Don’t suffer in silence – accountability wins your time back
If a meeting suddenly veers from its stated purpose of, say, reviewing new software for the office to how the boss is using new software to improve his fantasy football picks, there’s no reason to take it sitting down. Your time is not just a personal asset when someone is paying you for it. Protect it like you would your bank account. Speak up respectfully if our facilitator loses control and ask to get back on point. And if that doesn’t work, set an example by politely excusing yourself. Accountability for meeting efficiency is a peer-to-peer operation.
If you’re presenting, tell a story with the “Bottom Line On Top”
It better be good. Don’t make people wade through how you wrote the subplots. Nobody wants to hear that. Nobody. Your dull, too-detailed, overcooked bazillion slides that you pumped all your best turns of phrase into? Burn that. Whatever amount of time you think you need to explain it all, cut that by 60 to 75%. What lines advance the story and require action in this meeting – not “I just want to be seen for how hard I worked and how smart I am.” Yes, those things are important – but going for that in a meeting is the equivalent of kidnapping your colleagues and making them watch re-runs of Barney (He’s a purple dinosaur. Look him up. You’ll be sorry) until they beg for mercy.
When making a presentation at a meeting, try this “BLIND“ approach to your delivery plan:
- Bottom Line on Top: Get to the point or points up front and quickly – People will appreciate understanding the storyline they are participating in and where they might be needed (or not).

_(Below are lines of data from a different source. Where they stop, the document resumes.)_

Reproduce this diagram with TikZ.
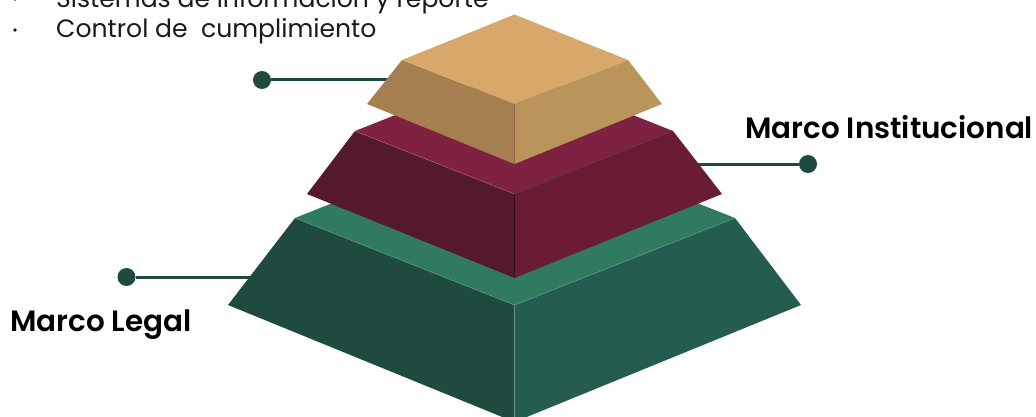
\documentclass[tikz,border=0pt]{standalone}
\usepackage{fontspec}
\setmainfont[BoldFont={Poppins SemiBold}]{Poppins}
\definecolor{dotgreen}{HTML}{1F4A40}
\definecolor{goldtop}{HTML}{D7A869}
\definecolor{goldleft}{HTML}{A57F4F}
\definecolor{goldright}{HTML}{BA955A}
\definecolor{wine}{HTML}{7F2140}
\definecolor{wineleft}{HTML}{55192D}
\definecolor{wineright}{HTML}{691C32}
\definecolor{greentop}{HTML}{317A62}
\definecolor{greenleft}{HTML}{1F4A40}
\definecolor{greenright}{HTML}{255C50}
\definecolor{inktext}{HTML}{1A1A1A}
\tikzset{
  x=1pt,y=-1pt,
  leader/.style={draw=dotgreen,line width=3pt},
  leaderdot/.style={circle,fill=dotgreen,inner sep=0pt,minimum size=18pt},
  heading/.style={anchor=base west,inner sep=0pt,font=\fontsize{29.4}{32}\selectfont\bfseries,text=black},
  listitem/.style={anchor=base west,inner sep=0pt,font=\fontsize{25.1}{30}\selectfont,text=inktext},
  bulletmark/.style={circle,fill=inktext,inner sep=0pt,minimum size=3.8pt},
  seam/.style={line width=0.5pt,line join=round}
}
\begin{document}
\begin{tikzpicture}
\useasboundingbox (0,0) rectangle (1036,417);
\clip (0,0) rectangle (1036,417);

% Points where the leader lines disappear behind the tiers
\coordinate (goldend) at (395,80);
\coordinate (wineend) at (690,164);
\coordinate (greenend) at (258,277);

% Leader lines and their end dots
\node[leaderdot] (golddot) at (262,80) {};
\node[leaderdot] (winedot) at (808,164) {};
\node[leaderdot] (greendot) at (126.5,277) {};
\draw[leader] (golddot) -- (goldend);
\draw[leader] (winedot) -- (wineend);
\draw[leader] (greendot) -- (greenend);

% Bottom tier
\fill[greentop] (295,218) -- (514.5,131) -- (735,218) -- (514.5,305) -- cycle;
\fill[greenleft] (295,218) -- (514.5,305) -- (514.5,422) -- (228,305) -- cycle;
\fill[greenright] (735,218) -- (514.5,305) -- (514.5,422) -- (801,305) -- cycle;
\draw[seam,draw=greentop!75!white] (295,218) -- (514.5,305) -- (735,218);
\draw[seam,draw=greenright!70!white] (514.5,305) -- (514.5,422);

% Middle tier
\fill[wine] (355,131) -- (514.5,68) -- (673,131) -- (514.5,194) -- cycle;
\fill[wineleft] (355,131) -- (514.5,194) -- (514.5,278) -- (307,194) -- cycle;
\fill[wineright] (673,131) -- (514.5,194) -- (514.5,278) -- (722,194) -- cycle;
\draw[seam,draw=wine!70!white] (355,131) -- (514.5,194);
\draw[seam,draw=wineleft!70!gray] (514.5,194) -- (673,131);
\draw[seam,draw=wineleft!60!black] (514.5,194) -- (514.5,278);

% Top tier
\fill[goldleft] (402,60) -- (514.5,104) -- (514.5,164) -- (367,104) -- cycle;
\fill[goldright] (628,60) -- (514.5,104) -- (514.5,164) -- (662,104) -- cycle;
\fill[goldtop] (402,60) -- (514.5,14.5) -- (628,60) -- (514.5,104) -- cycle;
\draw[seam,draw=goldleft!70!wine] (514.5,104) -- (514.5,164);

% Labels
\node[heading] (legal) at (10,331) {Marco Legal};
\node[heading] (inst) at (745,139) {Marco Institucional};
\node[listitem] (item1) at (56,8) {Sistemas de información y reporte};
\node[listitem] (item2) at (56,38) {Control de\ \ cumplimiento};
\node[bulletmark] (bullet1) at (15,-1) {};
\node[bulletmark] (bullet2) at (15,30) {};
\end{tikzpicture}
\end{document}
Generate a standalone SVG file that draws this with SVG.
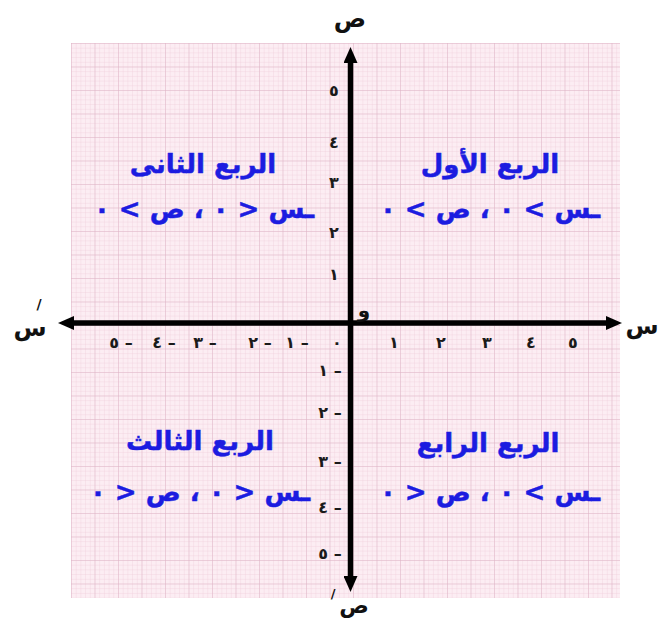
<svg xmlns="http://www.w3.org/2000/svg" width="661" height="624" viewBox="0 0 661 624">
<defs>
<style>
.ax{stroke:#000;stroke-width:5.5;fill:none}
.lbl{font-family:"DejaVu Sans",sans-serif;font-weight:bold;fill:#111}
.num{font-family:"DejaVu Sans",sans-serif;font-weight:bold;font-size:16px;fill:#1a1a1a;text-anchor:middle}
.q{font-family:"DejaVu Sans",sans-serif;font-weight:bold;fill:#1c1ce0;text-anchor:middle;stroke:#1c1ce0;stroke-width:0.5}
.t{font-size:26px}
.e{font-size:26px;direction:rtl}
</style>
<pattern id="minor" x="71" y="43" width="4.7" height="4.7" patternUnits="userSpaceOnUse">
<path d="M0 0H4.7M0 0V4.7" fill="none" stroke="#f0ccda" stroke-width="0.7"/>
</pattern>
<pattern id="major" x="71" y="43" width="23.5" height="23.5" patternUnits="userSpaceOnUse">
<path d="M0 0H23.5M0 0V23.5" fill="none" stroke="#dcb2c3" stroke-width="0.9"/>
</pattern>
<marker id="ah" viewBox="0 0 16 14" refX="3" refY="7" markerWidth="16" markerHeight="14" markerUnits="userSpaceOnUse" orient="auto-start-reverse">
<path d="M0 0L16 7L0 14z" fill="#000"/>
</marker>
</defs>
<rect width="661" height="624" fill="#fff"/>
<g id="paper">
<rect x="71" y="43" width="549" height="555" fill="#fcedf3"/>
<rect x="71" y="43" width="549" height="555" fill="url(#minor)"/>
<rect x="71" y="43" width="549" height="555" fill="url(#major)"/>
</g>
<g id="connectors">
<line class="ax" x1="71" y1="323" x2="609" y2="323" marker-start="url(#ah)" marker-end="url(#ah)"/>
<line class="ax" x1="350.5" y1="60" x2="350.5" y2="579" marker-start="url(#ah)" marker-end="url(#ah)"/>
</g>
<g id="axis-labels">
<text class="lbl" x="350" y="27" font-size="24" text-anchor="middle">ص</text>
<text class="lbl" x="354" y="613" font-size="22" text-anchor="middle">ص</text>
<text class="lbl" x="333" y="598" font-size="13" text-anchor="middle">/</text>
<text class="lbl" x="642" y="334" font-size="24" text-anchor="middle">س</text>
<text class="lbl" x="30" y="336" font-size="24" text-anchor="middle">س</text>
<text class="lbl" x="39" y="309" font-size="14" text-anchor="middle">/</text>
<text class="lbl" x="364" y="317" font-size="20" text-anchor="middle">و</text>
</g>
<g id="x-ticks">
<text class="num" x="394" y="348">١</text>
<text class="num" x="441" y="348">٢</text>
<text class="num" x="487" y="348">٣</text>
<text class="num" x="531" y="348">٤</text>
<text class="num" x="573" y="348">٥</text>
<text class="num" x="337" y="348">٠</text>
<text class="num" x="121" y="348">٥ –</text>
<text class="num" x="164" y="348">٤ –</text>
<text class="num" x="205" y="348">٣ –</text>
<text class="num" x="260" y="348">٢ –</text>
<text class="num" x="297" y="348">١ –</text>
</g>
<g id="y-ticks">
<text class="num" x="334" y="96">٥</text>
<text class="num" x="334" y="148">٤</text>
<text class="num" x="334" y="188">٣</text>
<text class="num" x="334" y="238">٢</text>
<text class="num" x="334" y="280">١</text>
<text class="num" x="330" y="376">١ –</text>
<text class="num" x="330" y="418">٢ –</text>
<text class="num" x="330" y="467">٣ –</text>
<text class="num" x="330" y="513">٤ –</text>
<text class="num" x="330" y="559">٥ –</text>
</g>
<g id="q1">
<text class="q t" x="490" y="173">الربع الأول</text>
<text class="q e" x="490" y="218">ـس &gt; ٠ ، ص &gt; ٠</text>
</g>
<g id="q2">
<text class="q t" x="203" y="173">الربع الثانى</text>
<text class="q e" x="204" y="218">ـس &lt; ٠ ، ص &gt; ٠</text>
</g>
<g id="q3">
<text class="q t" x="200" y="450">الربع الثالث</text>
<text class="q e" x="200" y="501">ـس &lt; ٠ ، ص &lt; ٠</text>
</g>
<g id="q4">
<text class="q t" x="488" y="452">الربع الرابع</text>
<text class="q e" x="490" y="501">ـس &gt; ٠ ، ص &lt; ٠</text>
</g>
</svg>
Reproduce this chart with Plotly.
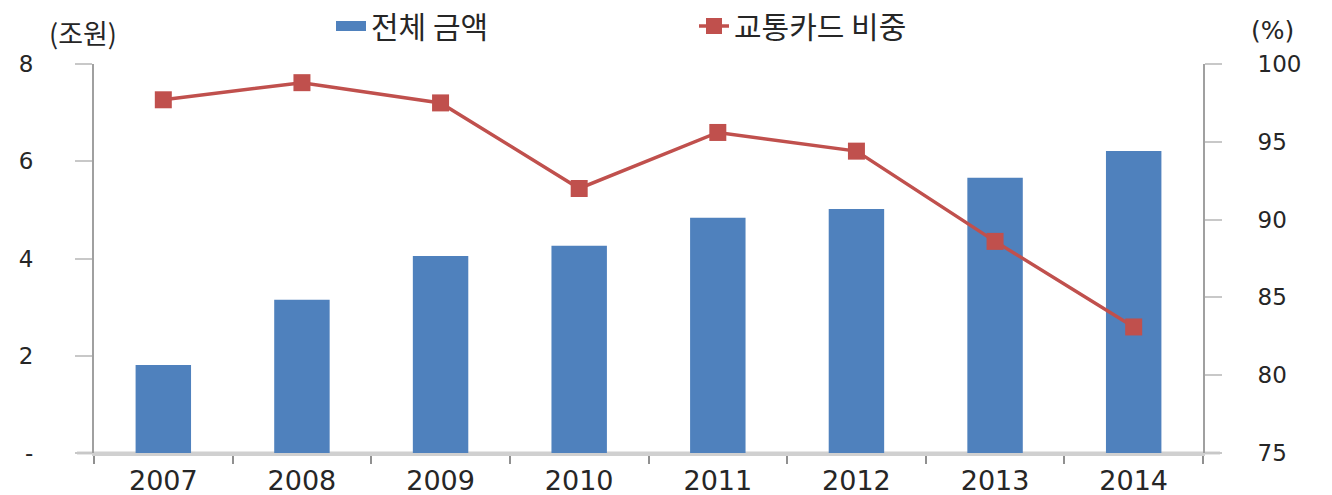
import plotly.graph_objects as go

years = ["2007", "2008", "2009", "2010", "2011", "2012", "2013", "2014"]
total_amount = [1.81, 3.15, 4.05, 4.26, 4.84, 5.02, 5.66, 6.21]
card_share = [97.7, 98.8, 97.5, 92.0, 95.6, 94.4, 88.6, 83.1]

left_ticks = [0, 2, 4, 6, 8]
left_ticktext = ["-", "2", "4", "6", "8"]
right_ticks = [75, 80, 85, 90, 95, 100]

KFONT = "Noto Sans CJK KR"
NFONT = "DejaVu Sans"
TXT = "#262626"
BLUE = "#4F81BD"
RED = "#C0504D"

# the page body adds an 8px offset; margins are set so the plot lands where the reference has it
OFF = 8
W, H = 1332, 495
L, R, T, B = 94 - OFF, 129 + OFF, 64 - OFF, 42 + OFF
PW = W - L - R
PH = H - T - B

fig = go.Figure()
fig.add_trace(go.Bar(
    x=years, y=total_amount, name="전체 금액",
    marker=dict(color=BLUE, line=dict(width=0)),
    width=0.4, yaxis="y", showlegend=False,
))
# legend-only entry drawn as a wide swatch (like the reference)
fig.add_trace(go.Scatter(
    x=[None], y=[None], name="전체 금액", mode="lines",
    line=dict(color=BLUE, width=11), yaxis="y", showlegend=True,
))
fig.add_trace(go.Scatter(
    x=years, y=card_share, name="교통카드 비중", mode="lines+markers",
    line=dict(color=RED, width=3.5),
    marker=dict(symbol="square", size=17, color=RED),
    yaxis="y2",
))

fig.update_layout(
    width=W, height=H,
    margin=dict(l=L, r=R, t=T, b=B, autoexpand=False),
    plot_bgcolor="white", paper_bgcolor="white",
    font=dict(family=KFONT, color=TXT, size=22),
    showlegend=True,
    legend=dict(
        orientation="h", xref="paper", yref="paper",
        x=(331 - 94) / PW, y=1 + (64 - 26) / PH, xanchor="left", yanchor="middle",
        font=dict(size=30, color=TXT, family=KFONT),
        entrywidth=318, itemwidth=30, bgcolor="rgba(0,0,0,0)",
        traceorder="normal",
    ),
    xaxis=dict(
        showgrid=False, showline=True, linecolor="#d0d0d0", linewidth=3,
        ticks="outside", tickson="boundaries", ticklen=8, tickcolor="#909090",
        tickwidth=1.5, ticklabelstandoff=2,
        tickfont=dict(size=27, color=TXT, family=NFONT),
    ),
    yaxis=dict(
        range=[0, 8], tickvals=left_ticks, ticktext=left_ticktext,
        showgrid=False, zeroline=False, showline=True, linecolor="#a0a0a0", linewidth=2,
        ticks="outside", ticklen=17, tickcolor="#c8c8c8", tickwidth=2,
        tickfont=dict(size=23, color=TXT, family=NFONT),
        ticklabelstandoff=37,
    ),
    yaxis2=dict(
        range=[75, 100], tickvals=right_ticks, overlaying="y", side="right",
        showgrid=False, zeroline=False, showline=True, linecolor="#a0a0a0", linewidth=2,
        ticks="outside", ticklen=17, tickcolor="#c8c8c8", tickwidth=2,
        tickfont=dict(size=23, color=TXT, family=NFONT),
        ticklabelstandoff=31,
    ),
)

# x-axis baseline extends slightly beyond both value axes, as in the reference
fig.add_shape(type="line", xref="paper", yref="paper",
              x0=-17 / PW, x1=1 + 17 / PW, y0=0, y1=0,
              line=dict(color="#d0d0d0", width=3), layer="below")

fig.add_annotation(text="(조원)", xref="paper", yref="paper", x=(83 - 94) / PW,
                   y=1 + (64 - 33) / PH, xanchor="center", yanchor="middle",
                   showarrow=False, font=dict(size=27, color=TXT, family=KFONT))
fig.add_annotation(text="(%)", xref="paper", yref="paper", x=(1272 - 94) / PW,
                   y=1 + (64 - 30) / PH, xanchor="center", yanchor="middle",
                   showarrow=False, font=dict(size=25, color=TXT, family=NFONT))

fig.write_html("out.html")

- Impact on the Organization: Why does this thing you’re talking about matter to the team?
- Needs or Next Steps: What is your “ask” of your colleagues? Or what are the next steps they care about?
- Details: Here’s where you offer to back up your presentation with more information and answer people’s questions. Note, you offer. If they’re good, you’re good. Sit down. Enjoy the next person respecting your time and talent by doing the same.
“A meeting is an event where minutes are taken and hours wasted.”